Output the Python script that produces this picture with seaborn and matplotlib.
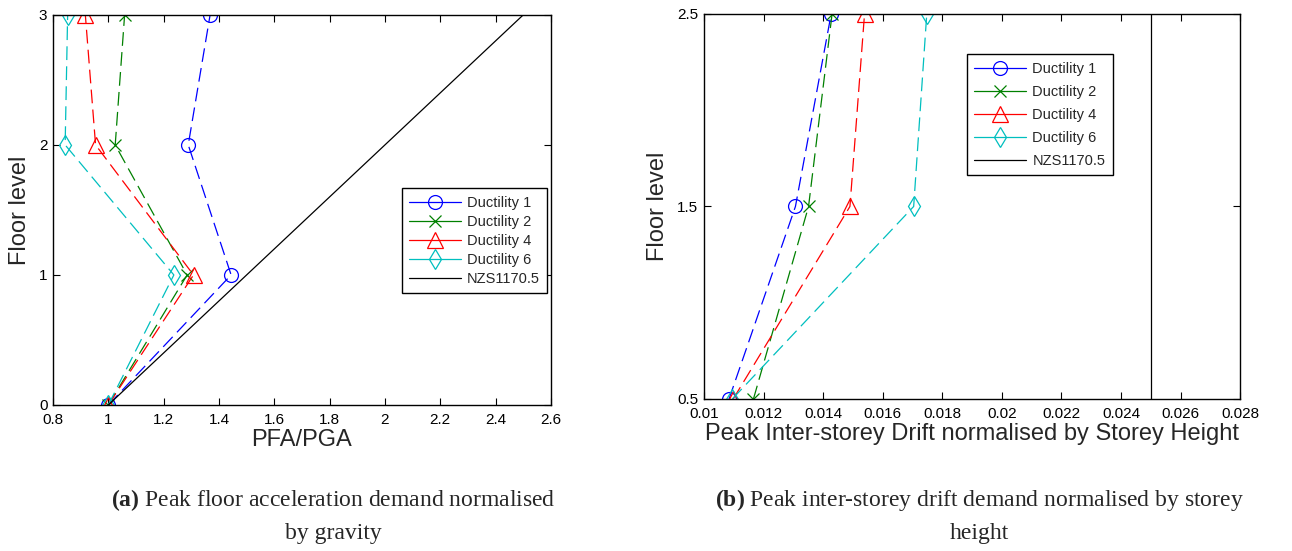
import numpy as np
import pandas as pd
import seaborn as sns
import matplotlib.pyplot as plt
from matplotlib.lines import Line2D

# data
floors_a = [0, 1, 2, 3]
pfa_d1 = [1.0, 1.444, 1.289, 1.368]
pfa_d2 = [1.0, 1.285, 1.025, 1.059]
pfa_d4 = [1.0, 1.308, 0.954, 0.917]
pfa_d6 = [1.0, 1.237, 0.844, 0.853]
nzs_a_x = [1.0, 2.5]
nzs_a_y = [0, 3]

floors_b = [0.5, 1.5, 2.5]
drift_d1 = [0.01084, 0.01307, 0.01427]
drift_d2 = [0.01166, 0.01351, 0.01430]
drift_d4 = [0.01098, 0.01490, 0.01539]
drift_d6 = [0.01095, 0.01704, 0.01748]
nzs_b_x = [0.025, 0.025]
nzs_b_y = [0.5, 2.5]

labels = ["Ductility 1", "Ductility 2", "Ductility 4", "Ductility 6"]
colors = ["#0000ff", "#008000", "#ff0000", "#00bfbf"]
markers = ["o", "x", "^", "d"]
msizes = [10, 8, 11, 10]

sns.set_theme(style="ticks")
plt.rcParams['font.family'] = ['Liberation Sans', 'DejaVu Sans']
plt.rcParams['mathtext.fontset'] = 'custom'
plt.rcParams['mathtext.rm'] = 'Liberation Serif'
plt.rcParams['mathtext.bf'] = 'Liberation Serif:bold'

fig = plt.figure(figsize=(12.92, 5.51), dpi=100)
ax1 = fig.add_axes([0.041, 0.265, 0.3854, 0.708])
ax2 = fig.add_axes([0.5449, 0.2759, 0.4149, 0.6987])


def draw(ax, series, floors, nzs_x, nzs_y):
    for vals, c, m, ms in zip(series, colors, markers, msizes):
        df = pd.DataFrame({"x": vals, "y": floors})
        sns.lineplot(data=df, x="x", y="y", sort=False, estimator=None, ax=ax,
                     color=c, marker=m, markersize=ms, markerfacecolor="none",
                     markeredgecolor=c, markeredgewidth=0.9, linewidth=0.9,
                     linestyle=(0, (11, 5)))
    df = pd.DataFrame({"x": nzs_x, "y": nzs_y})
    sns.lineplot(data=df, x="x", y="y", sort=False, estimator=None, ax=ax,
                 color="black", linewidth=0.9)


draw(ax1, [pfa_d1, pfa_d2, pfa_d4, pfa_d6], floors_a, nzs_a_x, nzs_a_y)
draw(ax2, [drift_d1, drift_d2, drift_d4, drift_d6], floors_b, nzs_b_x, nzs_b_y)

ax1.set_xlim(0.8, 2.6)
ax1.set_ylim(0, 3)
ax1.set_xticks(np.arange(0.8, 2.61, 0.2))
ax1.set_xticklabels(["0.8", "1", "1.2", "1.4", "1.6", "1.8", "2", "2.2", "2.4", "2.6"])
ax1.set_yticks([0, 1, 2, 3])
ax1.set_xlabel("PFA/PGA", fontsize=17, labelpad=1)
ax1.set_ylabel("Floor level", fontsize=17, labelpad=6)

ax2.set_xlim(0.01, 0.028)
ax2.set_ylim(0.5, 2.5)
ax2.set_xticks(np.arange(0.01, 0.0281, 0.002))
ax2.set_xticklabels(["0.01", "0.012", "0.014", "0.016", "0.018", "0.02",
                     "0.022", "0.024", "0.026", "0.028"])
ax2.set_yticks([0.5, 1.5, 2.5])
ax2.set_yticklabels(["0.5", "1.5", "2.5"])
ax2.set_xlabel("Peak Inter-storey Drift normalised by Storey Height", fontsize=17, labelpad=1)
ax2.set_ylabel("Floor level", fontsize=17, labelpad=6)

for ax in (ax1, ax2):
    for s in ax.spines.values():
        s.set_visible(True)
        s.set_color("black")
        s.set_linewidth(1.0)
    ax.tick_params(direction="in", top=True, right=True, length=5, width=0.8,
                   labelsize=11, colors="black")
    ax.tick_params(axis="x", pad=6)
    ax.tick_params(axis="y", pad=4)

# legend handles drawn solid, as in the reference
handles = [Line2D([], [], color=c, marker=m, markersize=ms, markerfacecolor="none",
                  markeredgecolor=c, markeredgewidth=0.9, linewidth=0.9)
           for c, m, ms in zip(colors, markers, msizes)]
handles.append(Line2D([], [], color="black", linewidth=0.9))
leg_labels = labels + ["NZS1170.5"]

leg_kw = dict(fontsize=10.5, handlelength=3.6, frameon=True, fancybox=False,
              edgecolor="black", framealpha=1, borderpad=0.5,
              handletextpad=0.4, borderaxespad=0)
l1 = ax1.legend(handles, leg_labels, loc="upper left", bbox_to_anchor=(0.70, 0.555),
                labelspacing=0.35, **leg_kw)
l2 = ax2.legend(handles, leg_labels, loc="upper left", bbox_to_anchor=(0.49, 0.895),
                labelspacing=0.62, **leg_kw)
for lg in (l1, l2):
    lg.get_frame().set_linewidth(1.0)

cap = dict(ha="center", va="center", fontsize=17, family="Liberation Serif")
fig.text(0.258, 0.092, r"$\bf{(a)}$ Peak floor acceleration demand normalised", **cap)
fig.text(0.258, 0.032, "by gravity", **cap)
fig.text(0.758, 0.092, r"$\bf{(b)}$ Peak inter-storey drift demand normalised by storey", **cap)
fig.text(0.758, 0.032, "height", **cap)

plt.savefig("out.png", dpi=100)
------------------------------------------------
State, as a bare number, how many lines of the listing hold the word "seaborn".

TASK ANSWER – 2